Exploring everything takes too long. A codebase with 3 modules of varying complexity:

  • Module A: 3 files, simple, documented → 5 min full exploration
  • Module B: 15 files, complex, no docs → 45 min full exploration
  • Module C: 8 files, moderate → 20 min full exploration
  • Total exploration: 70 min. Refactoring budget: 120 min total. Only 50 min left.

Bounded exploration: Module A briefly (3 min), Module C moderately (10 min), Module B enough to identify priorities (20 min). Total: ~33 min, leaving ~87 min for targeted refactoring. Revisit Module B exploration incrementally as refactoring reveals its structure.

Allocate exploration time proportional to uncertainty and complexity, not uniformly.
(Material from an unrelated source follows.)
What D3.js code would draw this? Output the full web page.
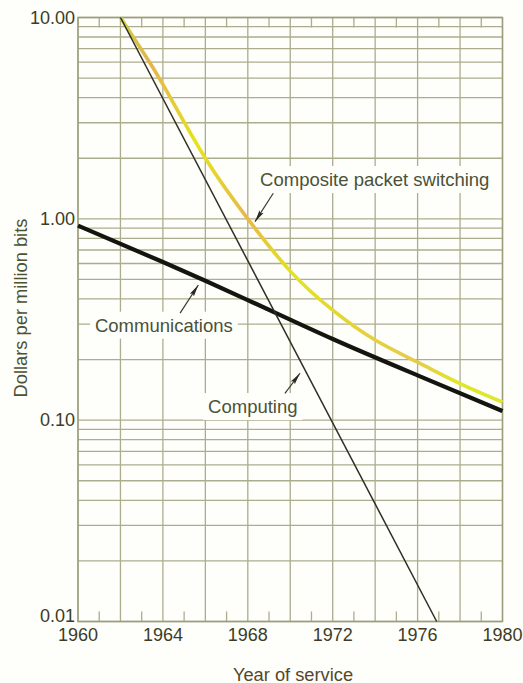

Time-constrained open-ended tasks

30 minutes to add tests to an unfamiliar codebase. The 5/25 split:

  • 5 minutes: rapid exploration — identify top 3 critical modules based on structure, naming, and complexity signals
  • 25 minutes: focused test writing on those modules

The brief exploration ensures effort targets the right code. Even 5 minutes of exploration dramatically improves targeting vs writing tests for whatever comes first.

Progressive deepening under constraints

500 files, zero existing tests, one session. Can’t test everything.

  1. Quick exploration: map structure, identify critical paths
  2. Write tests for highest-risk modules first
  3. Expand to medium-risk if time permits
  4. Each test written informs what to test next

If time runs out at any point, the most critical code already has coverage. This is strictly better than random, alphabetical, or uniform approaches.


One-liner: Without exploration, 80% of effort targets trivial code — explore first to prioritize, bound exploration time proportional to complexity, revise plans when discoveries reveal undocumented dependencies, and under time constraints use rapid exploration (5 min) before focused execution (25 min).